Opowieści są różnorodne, dlatego się nie nudzą. Podejście do tematu jest nietypowe – tabu zostało odrzucone, co podkreślają odważne realizacje zagadnienia. Niestety po odsłuchaniu audiobooka odniosłam wrażenie, że seks jest tylko mechanicznym zaspokojeniem pożądania (co potwierdził Freud w jednym z opowiadań!) a także należy się on jedynie wyższej sferze – niemal każdy bohater był albo bogaty, albo sławny, albo miał dobrą pracę… Poczułam się nieco oszukana, przecież w „nizinach” też się uprawia seks! Może autorzy chcieli pokazać, że jak się ma wiele, to chociaż ta część życia jest marna? W końcu bohaterowie pokazali, że interesuje ich tylko zaspokojenie fizyczne, nie bliskość.
Minusem opowiadań były częste wulgaryzmy. One utwierdziły mnie w przekonaniu, że seks potraktowany został jako coś niemal zwierzęcego. Stosunek między dwiema osobami można nazwać na wiele różnych sposobów, nie trzeba przy tym jednak przeklinać. Rozumiem, że niektóre z części ciała można nazwać inaczej, niż proponują to podręczniki do anatomii, to mi w ogóle nie przeszkadzało, ale miłość fizyczna nie musi przywodzić na myśl jedynie „posuwania”. Takie określenia dawały mi do myślenia – czy seks to tylko czynność, coś wyzutego z uczuć?

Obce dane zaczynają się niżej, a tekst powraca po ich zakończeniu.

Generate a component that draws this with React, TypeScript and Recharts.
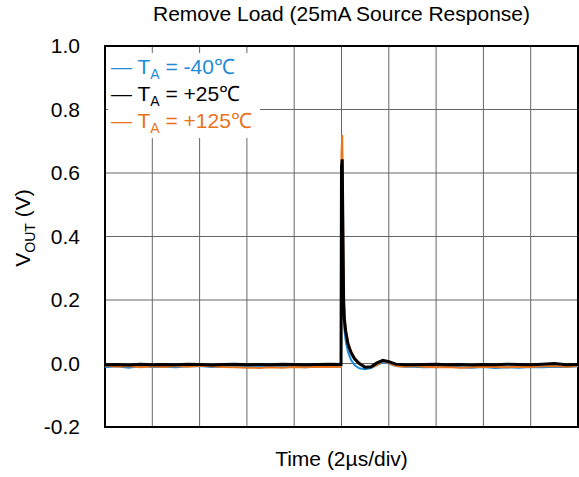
import React from "react"
import { LineChart, Line, XAxis, YAxis, CartesianGrid, ReferenceArea } from "recharts"

// time in µs (2 µs/div, 10 div)
const time = [
  0, 0.5, 1, 1.5, 2, 2.5, 3, 3.5, 4, 4.5, 5, 5.5, 6, 6.5, 7, 7.5, 8, 8.5, 9, 9.5,
  9.98, 10.0, 10.03, 10.06, 10.09, 10.12, 10.18, 10.28, 10.4, 10.55, 10.75, 11.0, 11.25, 11.5, 11.75, 12.0, 12.3, 12.7,
  13, 13.5, 14, 14.5, 15, 15.5, 16, 16.5, 17, 17.5, 18, 18.5, 19, 19.5, 20,
]

const vMinus40 = [
  -0.012, -0.009, -0.013, -0.008, -0.011, -0.01, -0.012, -0.009, -0.008, -0.011, -0.01, -0.009, -0.008, -0.01, -0.009, -0.011, -0.01, -0.012, -0.009, -0.01,
  -0.01, 0.6, 0.63, 0.38, 0.17, 0.11, 0.07, 0.035, 0.012, -0.005, -0.015, -0.018, -0.014, -0.005, 0.004, 0.0, -0.008, -0.01,
  -0.01, -0.012, -0.011, -0.009, -0.012, -0.013, -0.011, -0.014, -0.012, -0.013, -0.011, -0.012, -0.01, -0.011, -0.009,
]

const v25 = [
  -0.004, -0.003, -0.005, -0.002, -0.004, -0.003, -0.004, -0.002, -0.003, -0.005, -0.003, -0.002, -0.004, -0.003, -0.004, -0.002, -0.003, -0.004, -0.003, -0.002,
  -0.003, 0.62, 0.643, 0.42, 0.2, 0.14, 0.1, 0.06, 0.035, 0.015, 0.0, -0.012, -0.01, 0.002, 0.01, 0.006, -0.002, -0.004,
  -0.004, -0.003, -0.002, -0.004, -0.003, -0.005, -0.003, -0.004, -0.002, -0.003, -0.004, -0.002, 0.0, -0.004, -0.003,
]

const v125 = [
  -0.006, -0.01, -0.008, -0.012, -0.009, -0.011, -0.008, -0.01, -0.007, -0.009, -0.011, -0.012, -0.013, -0.014, -0.012, -0.013, -0.011, -0.012, -0.01, -0.011,
  -0.01, 0.66, 0.72, 0.5, 0.24, 0.16, 0.11, 0.065, 0.04, 0.018, 0.002, -0.01, -0.012, -0.004, 0.008, 0.002, -0.008, -0.01,
  -0.008, -0.01, -0.012, -0.011, -0.013, -0.012, -0.01, -0.011, -0.012, -0.01, -0.011, -0.009, -0.008, -0.01, -0.008,
]

const xTicks = [0, 2, 4, 6, 8, 10, 12, 14, 16, 18, 20]
const yTicks = [-0.2, 0, 0.2, 0.4, 0.6, 0.8, 1.0]

const series = [
  { key: "m40", temp: "-40℃", color: "#1f8ad6" },
  { key: "p25", temp: "+25℃", color: "#000000" },
  { key: "p125", temp: "+125℃", color: "#e8731a" },
]

const data = time.map((t, i) => ({ t, m40: vMinus40[i], p25: v25[i], p125: v125[i] }))

const FONT = "'Liberation Sans', Arial, sans-serif"

function LegendBox() {
  return (
    <div
      style={{
        position: "absolute",
        left: 108,
        top: 53,
        background: "#fff",
        padding: "0 8px 4px 3px",
        fontFamily: FONT,
        fontSize: 21,
      }}
    >
      {series.map((s) => (
        <div key={s.key} style={{ color: s.color, lineHeight: "27px", height: 27, whiteSpace: "nowrap" }}>
          {"— T"}
          <sub style={{ fontSize: 14, verticalAlign: "-5px" }}>A</sub>
          {" = " + s.temp}
        </div>
      ))}
    </div>
  )
}

function YLabel() {
  const cx = 30
  const cy = 228
  return (
    <text x={cx} y={cy} transform={`rotate(-90, ${cx}, ${cy})`} textAnchor="middle" fontFamily={FONT} fontSize={21} fill="#000">
      V
      <tspan dy={5} fontSize={14}>OUT</tspan>
      <tspan dy={-5}> (V)</tspan>
    </text>
  )
}

function XLabel(props: any) {
  const { viewBox } = props
  return (
    <text x={viewBox.x + viewBox.width / 2} y={466} textAnchor="middle" fontFamily={FONT} fontSize={21} fill="#000">
      Time (2µs/div)
    </text>
  )
}

export default function App() {
  return (
    <div style={{ position: "absolute", left: 0, top: 0, width: 579, height: 477, background: "#fff" }}>
      <div
        style={{
          position: "absolute",
          left: 105,
          width: 473,
          top: 2,
          textAlign: "center",
          fontFamily: FONT,
          fontSize: 21,
          color: "#000",
        }}
      >
        Remove Load (25mA Source Response)
      </div>
      <LineChart width={579} height={477} data={data} margin={{ top: 46, right: 1, left: 0, bottom: 0 }}>
        <CartesianGrid stroke="#666" strokeWidth={1} verticalValues={xTicks} horizontalValues={yTicks} />
        <XAxis
          dataKey="t"
          type="number"
          domain={[0, 20]}
          ticks={xTicks}
          tick={() => <g />}
          tickLine={false}
          axisLine={false}
          height={50}
          label={{ content: XLabel }}
        />
        <YAxis
          type="number"
          domain={[-0.2, 1.0]}
          ticks={yTicks}
          width={105}
          tickLine={false}
          axisLine={false}
          tickMargin={19}
          tick={{ fill: "#000", fontFamily: FONT, fontSize: 21 }}
          tickFormatter={(v: number) => v.toFixed(1)}
          label={{ content: YLabel }}
        />
        <Line dataKey="m40" stroke={series[0].color} strokeWidth={2} dot={false} isAnimationActive={false} />
        <Line dataKey="p125" stroke={series[2].color} strokeWidth={2} dot={false} isAnimationActive={false} />
        <Line dataKey="p25" stroke={series[1].color} strokeWidth={3} dot={false} isAnimationActive={false} />
        <ReferenceArea x1={0} x2={20} y1={-0.2} y2={1.0} fill="none" stroke="#000" strokeWidth={2} ifOverflow="visible" />
      </LineChart>
      <LegendBox />
    </div>
  )
}
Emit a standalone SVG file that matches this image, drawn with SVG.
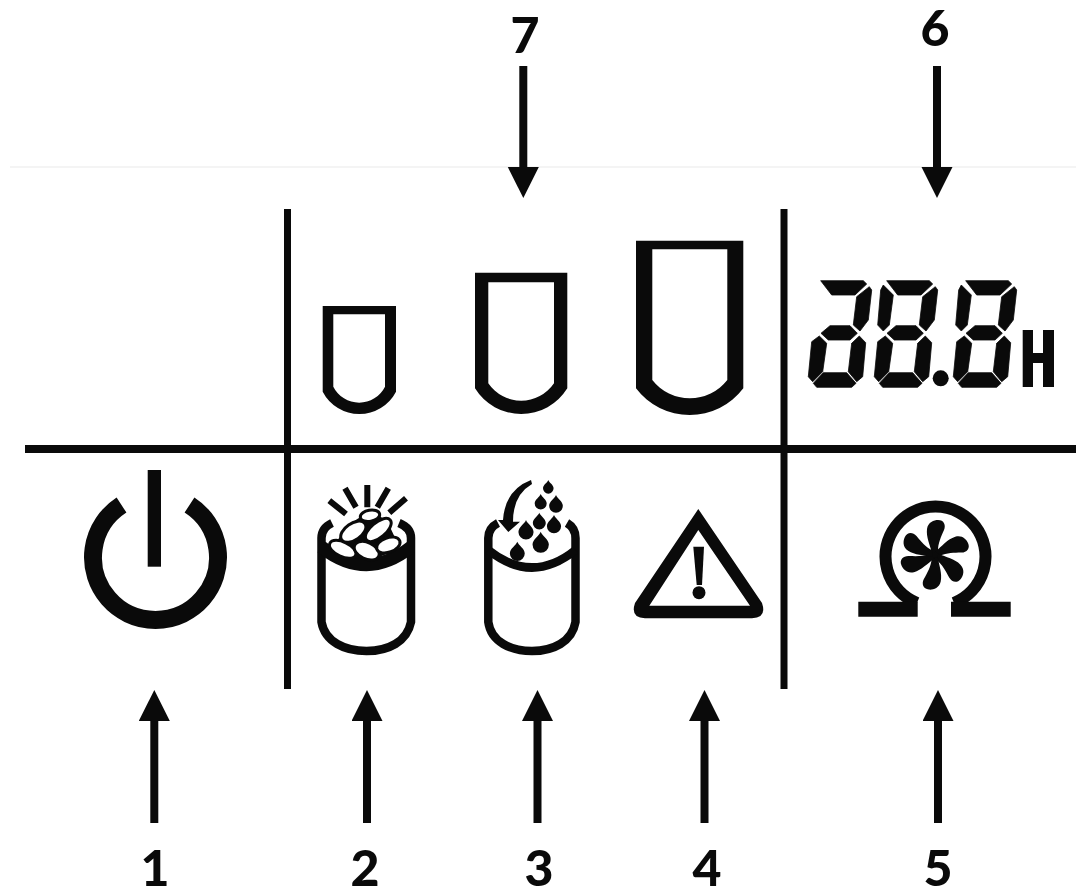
<svg xmlns="http://www.w3.org/2000/svg" width="1076" height="890" viewBox="0 0 1076 890">
<style>
.num{font-family:Lato,"Open Sans","Liberation Sans",sans-serif;font-weight:900;font-size:50px;fill:#0a0a0a;text-anchor:middle}
.rule{stroke:#0a0a0a;fill:none}
.arr{stroke:#0a0a0a;stroke-width:8;fill:none}
.ink{fill:#0a0a0a}
.seg{fill:#0a0a0a;stroke:#0a0a0a;stroke-width:.8;stroke-linejoin:round}
.line{fill:none;stroke:#0a0a0a}
.grain{fill:#fff;stroke:#0a0a0a;stroke-width:6;paint-order:stroke}
</style>
<defs>
<marker id="head" markerUnits="userSpaceOnUse" markerWidth="32" markerHeight="32" refX="1" refY="15.5" orient="auto"><path d="M0 0L31 15.5L0 31Z" fill="#0a0a0a"/></marker>
<g id="segs">
<path d="M820.700 280.700H863.300L866.700 284L855 295H831.700Z"/>
<path d="M869.300 286.700L871.700 290L868.300 320L860 331L853.300 325L856.700 296.700Z"/>
<path d="M821 333.300L830 325.700H850L857.300 333.300L850 340H828.300Z"/>
<path d="M819.300 336L826.700 343.300L822.700 371.700L812.700 381.700L808.300 376.700L811.700 341.700Z"/>
<path d="M859.300 336L865.700 342.700L862.700 376.700L856.700 381.700L848.300 371.700L851.700 343.300Z"/>
<path d="M813.300 383.300L823.300 372.700H846.700L856 383.300L851.700 387.300H816.700Z"/>
</g>
<path id="ul" d="M883.300 285L893.300 295L889.300 325L883.300 331L877.700 325L880.700 290Z"/>
<path id="drop" d="M0 0C2 6 12 11 12 19A12 12 0 1 1-12 19C-12 11-2 6 0 0Z"/>
<path id="blade" d="M-3-2C-5-10-9-18-8-26C-7-33-1-35 3-35C9-35 11-30 9-25C6-18 3-12 3-4Z"/>
</defs>
<rect width="1076" height="890" fill="#fff"/>
<g id="frame">
<line x1="10" y1="167" x2="1076" y2="167" stroke="#f0f0f0" stroke-width="1.5"/>
<line class="rule" x1="25" y1="449" x2="1076" y2="449" stroke-width="8"/>
<line class="rule" x1="287.500" y1="209" x2="287.500" y2="689" stroke-width="7"/>
<line class="rule" x1="784" y1="209" x2="784" y2="689" stroke-width="7"/>
</g>
<g id="connectors">
<line class="arr" x1="154.300" y1="823" x2="154.300" y2="720" marker-end="url(#head)"/>
<line class="arr" x1="367" y1="823" x2="367" y2="720" marker-end="url(#head)"/>
<line class="arr" x1="537.500" y1="823" x2="537.500" y2="720" marker-end="url(#head)"/>
<line class="arr" x1="704.500" y1="823" x2="704.500" y2="720" marker-end="url(#head)"/>
<line class="arr" x1="938" y1="823" x2="938" y2="720" marker-end="url(#head)"/>
<line class="arr" x1="523.300" y1="66" x2="523.300" y2="168" marker-end="url(#head)"/>
<line class="arr" x1="937" y1="66" x2="937" y2="168" marker-end="url(#head)"/>
</g>
<g id="labels">
<text class="num" x="155" y="886">1</text>
<text class="num" x="365" y="886">2</text>
<text class="num" x="539" y="886">3</text>
<text class="num" x="707" y="886">4</text>
<text class="num" x="938" y="886">5</text>
<text class="num" x="935" y="46">6</text>
<text class="num" x="525" y="53">7</text>
</g>
<g id="power">
<path class="line" stroke-width="18" d="M121.500 505A62.500 62.500 0 1 0 189.500 505"/>
<rect class="ink" x="147.700" y="470" width="13.300" height="96.700"/>
</g>
<g id="tank-small">
<path class="ink" fill-rule="evenodd" d="M322.700 306H396V391.700A41.300 41.300 0 0 1 322.700 391.700ZM333.300 314.300V386.700A28.900 28.900 0 0 0 385 386.700V314.300Z"/>
</g>
<g id="tank-medium">
<path class="ink" fill-rule="evenodd" d="M475 272.700H567.300V388.300A54.300 54.300 0 0 1 475 388.300ZM488.300 282.300V383.300A39.700 39.700 0 0 0 554 383.300V282.300Z"/>
</g>
<g id="tank-large">
<path class="ink" fill-rule="evenodd" d="M636 240.700H743.300V388.300A67.200 67.200 0 0 1 636 388.300ZM652.300 249.300V380A47.600 47.600 0 0 0 727.300 380V249.300Z"/>
</g>
<g id="display">
<g class="seg">
<use href="#segs"/>
<use href="#segs" x="66"/>
<use href="#ul"/>
<use href="#segs" x="145"/>
<use href="#ul" x="78"/>
</g>
<circle class="ink" cx="940.700" cy="378.300" r="8"/>
<path class="ink" d="M1022.700 330H1033V353H1043V330H1054V387H1043V363H1033V387H1022.700Z"/>
</g>
<g id="tank-grain">
<path class="line" stroke-width="8.500" d="M332 523Q321.500 528 321.500 538V622C325 642 345 651 366.500 651C388 651 407 642 411 622V538Q411 528 399 523"/>
<path class="line" stroke-width="13" d="M321.500 547Q366.500 582 411 547"/>
<path class="ink" d="M335 545Q345 525 362 516H380Q392 525 397 545Q390 556 366 560Q345 558 335 545Z"/>
<g class="grain">
<ellipse cx="370" cy="515.700" rx="8.300" ry="4" transform="rotate(-10 370 515.700)"/>
<ellipse cx="353.300" cy="531.700" rx="12.700" ry="6.700" transform="rotate(-35 353.300 531.700)"/>
<ellipse cx="378.300" cy="530" rx="14" ry="6" transform="rotate(-40 378.300 530)"/>
<ellipse cx="342.700" cy="549.300" rx="12.700" ry="5.700" transform="rotate(25 342.700 549.300)"/>
<ellipse cx="366.700" cy="550.700" rx="11.700" ry="6.700" transform="rotate(25 366.700 550.700)"/>
<ellipse cx="388.300" cy="545" rx="10.700" ry="5.700" transform="rotate(-20 388.300 545)"/>
</g>
<path class="line" stroke-width="6" d="M329.300 500.700L346 514M345 488.300L356 507.300M367.300 485V507.300M388.300 488.300L377.300 507.300M406 498.300L389.300 512.700"/>
</g>
<g id="tank-water">
<path class="line" stroke-width="8.500" d="M498 523Q488.300 528 488.300 538V622C491 642 511 651 532 651C553 651 572 642 575.500 622V538Q575.500 528 567 523"/>
<path class="line" stroke-width="8.500" d="M488.300 550Q532 585 575.500 550"/>
<path class="ink" d="M531 480Q505 490 503 520H498L508.300 532L520 521.700H513Q513 495 532 484Z"/>
<g class="ink">
<use href="#drop" transform="translate(548.300 480) scale(.44)"/>
<use href="#drop" transform="translate(540.700 494) scale(.5)"/>
<use href="#drop" transform="translate(556 495) scale(.57)"/>
<use href="#drop" transform="translate(539.300 512.700) scale(.54)"/>
<use href="#drop" transform="translate(554 515) scale(.59)"/>
<use href="#drop" transform="translate(526 520) scale(.63)"/>
<use href="#drop" transform="translate(540.700 531.700) scale(.68)"/>
<use href="#drop" transform="translate(517.300 541.700) scale(.62)"/>
</g>
</g>
<g id="warning">
<path class="ink" fill-rule="evenodd" d="M698.300 509L762 603Q767 618 752 618.300H645Q630 618 635 603ZM698.300 530L649.300 605.700H750Z"/>
<path class="ink" d="M693.300 546.700H704L702 585H696.700Z"/>
<circle class="ink" cx="699" cy="592.700" r="6.500"/>
</g>
<g id="fan">
<path class="line" stroke-width="12" d="M917 603A50 50 0 1 1 954 603"/>
<path class="ink" d="M858.300 601.700H917.700V616.700H858.300ZM951 601.700H1010.700V616.700H951Z"/>
<circle class="ink" cx="935" cy="555" r="5.500"/>
<g class="ink">
<use href="#blade" transform="translate(935 555) rotate(0)"/>
<use href="#blade" transform="translate(935 555) rotate(65)"/>
<use href="#blade" transform="translate(935 555) rotate(128)"/>
<use href="#blade" transform="translate(935 555) rotate(185)"/>
<use href="#blade" transform="translate(935 555) rotate(248)"/>
<use href="#blade" transform="translate(935 555) rotate(296)"/>
</g>
</g>
</svg>
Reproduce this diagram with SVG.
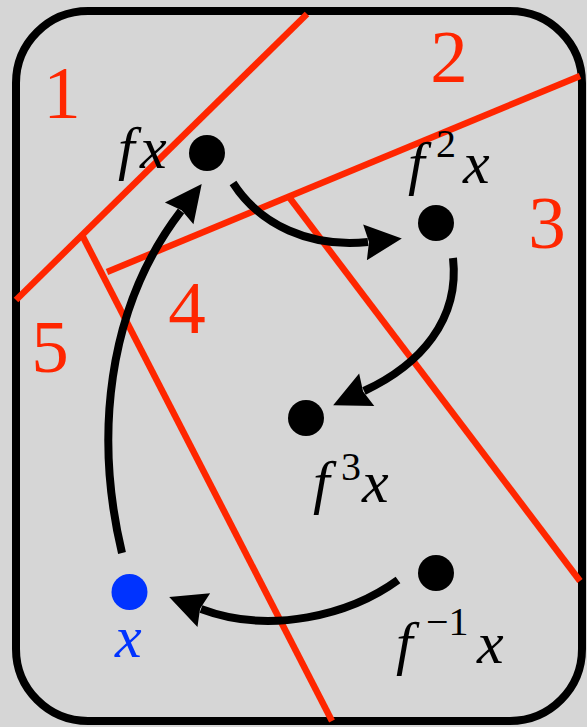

Byłam zaskoczona swoimi przemyśleniami. Wybierając audiobooka chciałam wysłuchać flirtów, podsłuchać kochanków w sypialni, a nie znaleźć się w środku agencji towarzyskiej. Nie mniej miło spędziłam czas z historiami „Zachcianek”. Bardzo dobrze zrealizowane technicznie opowieści, które pokazują kunszt autorów w wielu aspektach. Zgadzam się również z felietonem w „Metrze”, który nazwał te opowiadania polskim odpowiednikiem „Greya”.
Komu mogłabym polecić audiobooka? Tym, którzy chcą przeżyć przygodę erotyczną wraz z bohaterami. Każdy kto chce poznać znanych, polskich autorów od innej strony powinien posłuchać opowiadań. Historie są różne, na pewno się nie znudzicie.